THERE is a growing war-of-words between two managers, John Manfo and Bernie Johnson as their boxers, prepare to clash in the ring on October 13.

World Boxing Organisation (WBO) Africa Super-bantamweight challenger, Wasiru ‘Gyatabi’ Mohammed is set to clash with title holder, Isaac Sackey at the Bukom Boxing Arena and their managers are at each’s other’s throat over who was the better fight and thus likely to win the grudge fight.

 Undefeated Sackey, who has won all 22 of his professional bouts, will defend his WBO Africa Super-bantamweight title against Wasiru Gyatabi Mohammed in a contentious bout dubbed ‘Battle of the Undefeated’.

Sackey’s manager, Johnson in several interviews insists that his charge would destroy Gyatabi and added literally that Gyatabi would knock himself out, because he would not be able to stand the flurry of blows from the champion.

 However, Manfo, co-partner of E&J Promotional entity, the outfit promoting the bout, has retorted  back, saying that the 22-year-old boxer who is undefeated in his eleven professional bouts including nine knockouts, knows exactly who he would be fighting and insists his charge, who trains with the FitSquare Gym in Accra under the tutelage of coach Lartekwei Lartey, will beat Sackey to win the Africa title.

“Mr Johnson is talking as if he is going to mount the ring against Gyatabi. We know exactly who will be in the ring and the kind of boxer he is. I think Gyatabi knows what he will do to win.

 “His comments does not make sense.

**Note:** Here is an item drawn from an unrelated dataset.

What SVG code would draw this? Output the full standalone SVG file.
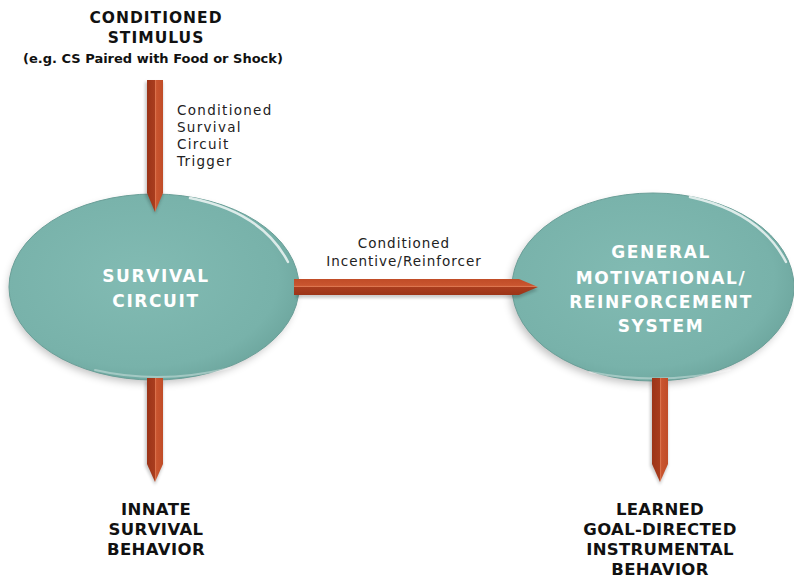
<svg xmlns="http://www.w3.org/2000/svg" width="794" height="578" viewBox="0 0 794 578">
<defs>
<radialGradient id="ellFill" cx="0.45" cy="0.45" r="0.6">
<stop offset="0" stop-color="#82bbb3"/>
<stop offset="0.8" stop-color="#78b2aa"/>
<stop offset="1" stop-color="#6ca59d"/>
</radialGradient>
<linearGradient id="vArrow" x1="0" y1="0" x2="1" y2="0">
<stop offset="0" stop-color="#9c3418"/>
<stop offset="0.5" stop-color="#a93d1e"/>
<stop offset="0.52" stop-color="#dd7650"/>
<stop offset="0.6" stop-color="#c9552f"/>
<stop offset="1" stop-color="#c04c27"/>
</linearGradient>
<linearGradient id="hArrow" x1="0" y1="0" x2="0" y2="1">
<stop offset="0" stop-color="#c04c27"/>
<stop offset="0.4" stop-color="#c9552f"/>
<stop offset="0.47" stop-color="#dd7650"/>
<stop offset="0.5" stop-color="#a93d1e"/>
<stop offset="1" stop-color="#9c3418"/>
</linearGradient>
<filter id="shadow" x="-20%" y="-20%" width="140%" height="140%">
<feGaussianBlur stdDeviation="4"/>
</filter>
<filter id="ashadow" x="-50%" y="-20%" width="200%" height="140%">
<feGaussianBlur stdDeviation="1.5"/>
</filter>
</defs>
<style>
.ttl{font-family:"DejaVu Sans",sans-serif;font-weight:bold;fill:#111;text-anchor:middle}
.lbl{font-family:"DejaVu Sans",sans-serif;font-size:13.5px;fill:#222}
.inner{font-family:"DejaVu Sans",sans-serif;font-weight:bold;font-size:17px;fill:#fff;text-anchor:middle;letter-spacing:1.6px}
.ell{fill:url(#ellFill);stroke:#6a9f98;stroke-width:1}
.shd{fill:#000;opacity:0.25;filter:url(#shadow)}
.hl{fill:none;stroke:#ffffff;stroke-opacity:0.75;stroke-width:2.5;stroke-linecap:round}
.hl2{fill:none;stroke:#ffffff;stroke-opacity:0.35;stroke-width:2;stroke-linecap:round}
.av{fill:url(#vArrow)}
.ah{fill:url(#hArrow)}
.as{fill:#000;opacity:0.2;filter:url(#ashadow)}
</style>
<rect width="794" height="578" fill="#ffffff"/>

<g id="survival-circuit">
<ellipse class="shd" cx="152" cy="291" rx="143" ry="92"/>
<ellipse class="ell" cx="154" cy="287" rx="145" ry="93"/>
<path class="hl" d="M 190 198 Q 262 212 288 262"/>
<path class="hl2" d="M 95 370 Q 160 385 230 368"/>
<text class="inner" x="156" y="282">SURVIVAL</text>
<text class="inner" x="156" y="307">CIRCUIT</text>
</g>

<g id="general-motivational-system">
<ellipse class="shd" cx="650" cy="291" rx="140" ry="93"/>
<ellipse class="ell" cx="653" cy="287" rx="141" ry="94"/>
<path class="hl" d="M 690 197 Q 760 212 786 262"/>
<path class="hl2" d="M 590 372 Q 660 386 730 370"/>
<text class="inner" x="661" y="258">GENERAL</text>
<text class="inner" x="661" y="284">MOTIVATIONAL/</text>
<text class="inner" x="661" y="308">REINFORCEMENT</text>
<text class="inner" x="661" y="332">SYSTEM</text>
</g>

<g id="connectors">
<polygon class="as" points="145,82 163,82 163,195 155,214 145,195"/>
<polygon class="av" points="147,80 163,80 163,193 155,212 147,193"/>
<polygon class="as" points="145,381 163,381 163,466 155,485 145,466"/>
<polygon class="av" points="147,378 163,378 163,464 155,482 147,464"/>
<polygon class="as" points="650,381 668,381 668,466 660,485 650,466"/>
<polygon class="av" points="652,378 668,378 668,464 660,482 652,464"/>
<polygon class="as" points="296,282 518,282 538,290 518,298 296,298"/>
<polygon class="ah" points="294,279 519,279 538,287 519,295 294,295"/>
</g>

<g id="conditioned-stimulus">
<text class="ttl" x="156" y="23" font-size="15.5" letter-spacing="1">CONDITIONED</text>
<text class="ttl" x="156" y="43" font-size="15.5" letter-spacing="1">STIMULUS</text>
<text class="ttl" x="153" y="63" font-size="13">(e.g. CS Paired with Food or Shock)</text>
</g>

<g id="label-trigger">
<text class="lbl" x="177" y="115" letter-spacing="1.3">Conditioned</text>
<text class="lbl" x="177" y="132" letter-spacing="1.3">Survival</text>
<text class="lbl" x="177" y="149" letter-spacing="1.3">Circuit</text>
<text class="lbl" x="177" y="166" letter-spacing="1.3">Trigger</text>
</g>

<g id="label-incentive">
<text class="lbl" x="404" y="248" text-anchor="middle" letter-spacing="1">Conditioned</text>
<text class="lbl" x="404" y="266" text-anchor="middle" letter-spacing="1">Incentive/Reinforcer</text>
</g>

<g id="innate-behavior">
<text class="ttl" x="156" y="515" font-size="16.5" letter-spacing="0.4">INNATE</text>
<text class="ttl" x="156" y="535" font-size="16.5" letter-spacing="0.4">SURVIVAL</text>
<text class="ttl" x="156" y="555" font-size="16.5" letter-spacing="0.4">BEHAVIOR</text>
</g>

<g id="learned-behavior">
<text class="ttl" x="660" y="515" font-size="16.5" letter-spacing="0.3">LEARNED</text>
<text class="ttl" x="660" y="535" font-size="16.5" letter-spacing="0.3">GOAL-DIRECTED</text>
<text class="ttl" x="660" y="555" font-size="16.5" letter-spacing="0.3">INSTRUMENTAL</text>
<text class="ttl" x="660" y="575" font-size="16.5" letter-spacing="0.3">BEHAVIOR</text>
</g>
</svg>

How can a professional trained boxer knock-himself out?  The reality is that Wasiru’s blows will be aimed at Sackey and no matter what, victory has already been handed by the Lord,” he told the Graphic Sports Online in an interview in Accra on Sunday.

The bout has become much personal and heated after supporters of both boxers bickered around town over the prowess of their fighters and near fisticuffs on the streets by some fans.